Meta’s 2025 capex of $70-72 billion represents approximately 35% of revenue—unprecedented for a non-infrastructure company. Free cash flow is projected to compress from $54 billion to approximately $20 billion. These are not investment story metrics; they are stress indicators.
The Numbers
- 2025 CapEx: $70-72B (35% of revenue)
- Free cash flow: Projected drop from $54B to ~$20B
- 2026 outlook: “Notably larger” spending—analysts model $80-100B+
- Cumulative through 2028: $600B infrastructure commitment
The Infrastructure Constraint Framework
The AI revolution is not constrained by imagination or capital—it is constrained by atoms. This is the “bubble that bursts in slow motion”: demand exceeds supply at every layer of the stack, but the constraints are infrastructure, not capital.
Data centers take 2-3 years to build. Power plants take longer. TSMC can only fabricate so many advanced chips per quarter. Meta’s response follows the “buy to build” model: $14.3 billion for Scale AI, $30 billion in corporate bonds, $27 billion in private credit for Hyperion.
The Success Penalty
This is where the “success penalty” problem emerges: the better Meta’s AI products perform in market discovery, the more they are punished by capacity constraints. Infrastructure dependency creates a ceiling on scaling velocity regardless of product-market fit.

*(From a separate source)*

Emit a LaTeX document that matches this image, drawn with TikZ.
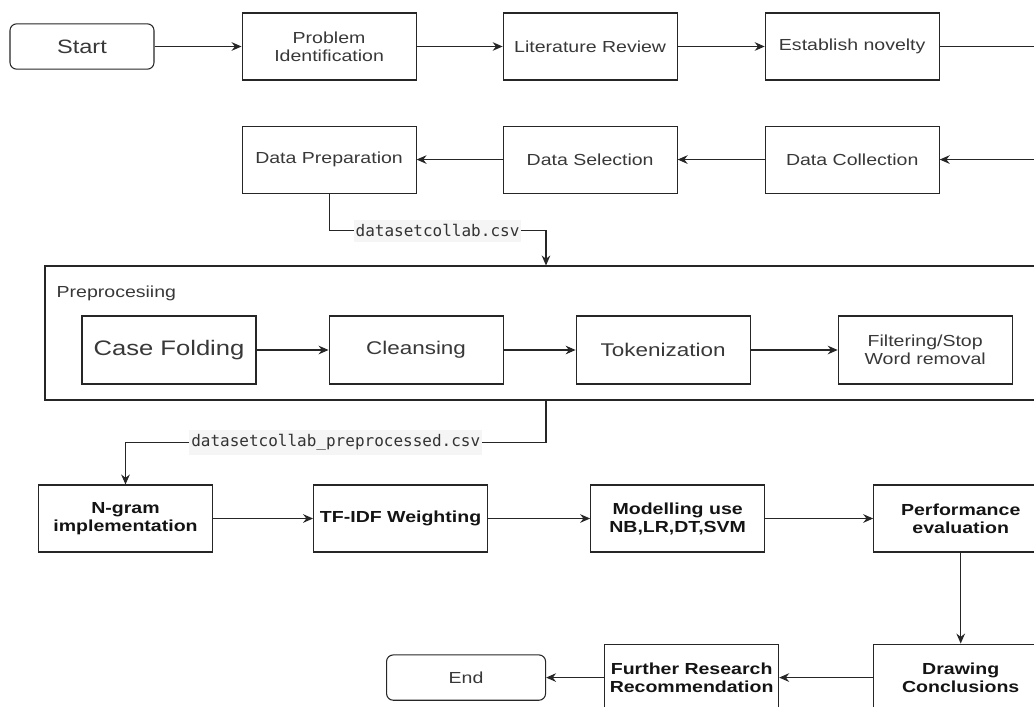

Meta admits its core business runs “compute-starved” because resources are redirected to frontier AI training. The company is simultaneously building for the future while cannibalizing resources from the present.
Financial Transformation
Meta has transformed from a “defensive” technology holding into an aggressive call option on the AI revolution. The capex explosion, FCF compression, and creative financing (SPVs, private credit, bonds) mean Meta is no longer a classic “cheap cash machine.”
Meta is now a high-risk, high-reward vertical integration bet, choosing to own atoms instead of renting them.